The hard stuff, and what it taught us
This transformation wasn’t as simple as “add AI.” We encountered real limitations that required architectural changes.
Structure compliance didn’t equal analytical accuracy
Even when the model reliably returned valid JSON, it could still fabricate conclusions inside that structure. Format validation alone didn’t prevent invented SPF/DKIM/DMARC results or unsupported claims.
Incomplete data triggered hallucinations
When authentication headers were partial or missing, the model sometimes tried to “complete the picture,” inferring pass/fail results or policy details that weren’t present instead of just stating unknown.
We had to explicitly engineer for uncertainty.
Required fields incentivized fabrication
When outputs required fields like findings, IOCs, and recommended next steps, the model sometimes generated filler content rather than acknowledging the absence of evidence.
This created noise and undermined analyst trust.
IOC inflation created operational drag
Early outputs occasionally labeled benign IPs or domains as suspicious without strong header-based indicators.
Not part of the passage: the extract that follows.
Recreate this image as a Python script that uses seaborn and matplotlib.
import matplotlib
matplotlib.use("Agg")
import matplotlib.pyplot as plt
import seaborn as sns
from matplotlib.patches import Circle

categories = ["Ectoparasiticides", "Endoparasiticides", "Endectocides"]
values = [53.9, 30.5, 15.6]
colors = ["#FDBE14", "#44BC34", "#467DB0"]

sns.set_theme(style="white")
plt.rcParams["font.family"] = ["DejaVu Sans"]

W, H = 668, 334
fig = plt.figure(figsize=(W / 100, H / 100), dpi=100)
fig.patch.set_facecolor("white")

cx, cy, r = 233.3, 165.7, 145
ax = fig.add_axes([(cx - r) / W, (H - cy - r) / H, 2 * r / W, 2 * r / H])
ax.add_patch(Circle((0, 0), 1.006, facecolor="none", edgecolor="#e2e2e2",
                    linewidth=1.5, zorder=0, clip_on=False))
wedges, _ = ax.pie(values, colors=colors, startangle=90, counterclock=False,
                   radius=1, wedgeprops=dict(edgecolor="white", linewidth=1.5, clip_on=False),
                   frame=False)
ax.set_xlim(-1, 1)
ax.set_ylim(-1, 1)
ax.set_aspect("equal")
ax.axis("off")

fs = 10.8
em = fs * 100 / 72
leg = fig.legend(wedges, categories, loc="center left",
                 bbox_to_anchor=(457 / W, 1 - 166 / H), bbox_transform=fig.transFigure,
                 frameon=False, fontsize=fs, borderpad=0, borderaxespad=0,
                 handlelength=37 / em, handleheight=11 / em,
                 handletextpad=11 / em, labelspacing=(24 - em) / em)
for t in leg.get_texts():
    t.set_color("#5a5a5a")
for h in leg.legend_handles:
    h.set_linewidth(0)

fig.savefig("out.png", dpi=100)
That increased analyst workload instead of reducing it.
Trust is fragile in a SOC. Once noise creeps in, adoption slows.
Overconfidence required containment
The model sometimes produced high-confidence verdicts based on limited or ambiguous evidence. In an automated workflow, that level of certainty can trigger downstream actions.
Guardrails were essential.
We had to engineer determinism — not creativity
The breakthrough came when we stopped treating the prompt like an assistant and started treating it like a decision engine.
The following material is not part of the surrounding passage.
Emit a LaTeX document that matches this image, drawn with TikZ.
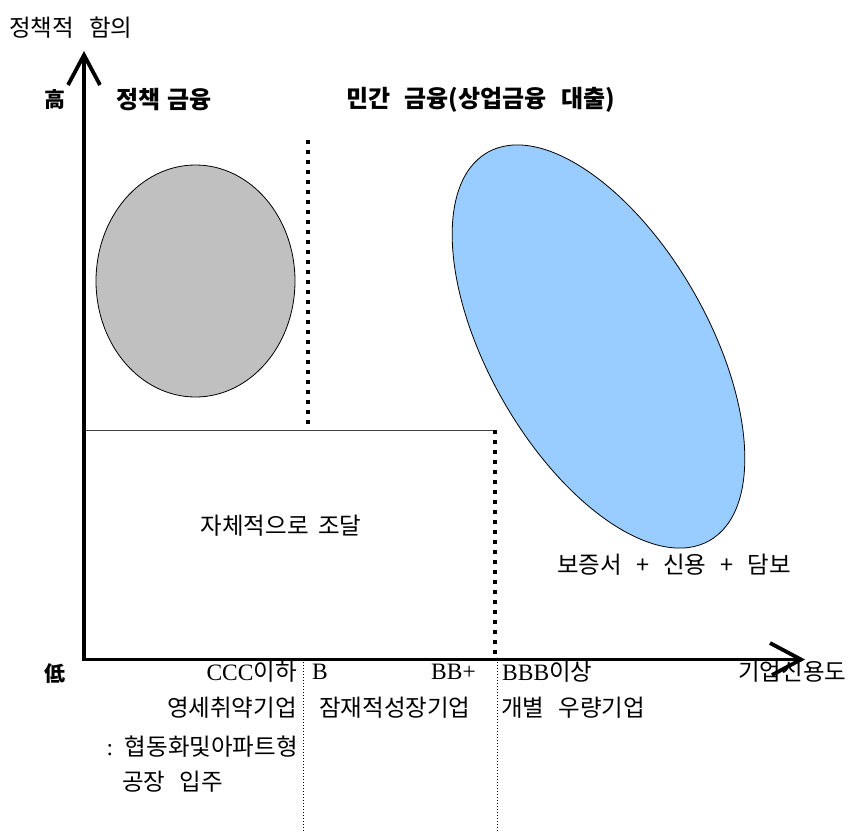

We enforced strict order-of-operations.
We required observable evidence before conclusions.
We stopped evaluation at the first suspicious condition.
We explicitly prohibited inference beyond the headers.
The prompt became less conversational and more like policy logic.
In effect, it became a control mechanism — constraining assumptions, requiring observable signals, and making the model’s reasoning auditable and defensible.
Rather than replacing our operational maturity, AI amplified it.
What this changes operationally
For practitioners and leaders, this is not just automation — it changes core SOC metrics:
- Reduced alert fatigue
- Lower MTTR on routine cases
- Higher signal-to-noise ratio
- More analyst time spent on detection engineering
- Faster feedback loops between investigation and rule tuning
It also allows us to reinvest analyst capacity into proactive coverage rather than scaling headcount linearly with alert volume.
Elevating people, not replacing them
Security operations carries the heaviest operational burden in most programs, which makes it a natural starting point for AI transformation.
But this isn’t about replacing analysts. It’s about shifting their time from:
- Log correlation
- Repetitive enrichment
- Deterministic decision trees
To:
- Advanced behavioral detection design
- Threat-informed hunting
- Detection engineering informed by real-time intelligence
The sophisticated, adversarial thinking work still requires human judgment.
AI handles the mechanical. Humans handle the ambiguous.
That's the future we're building toward.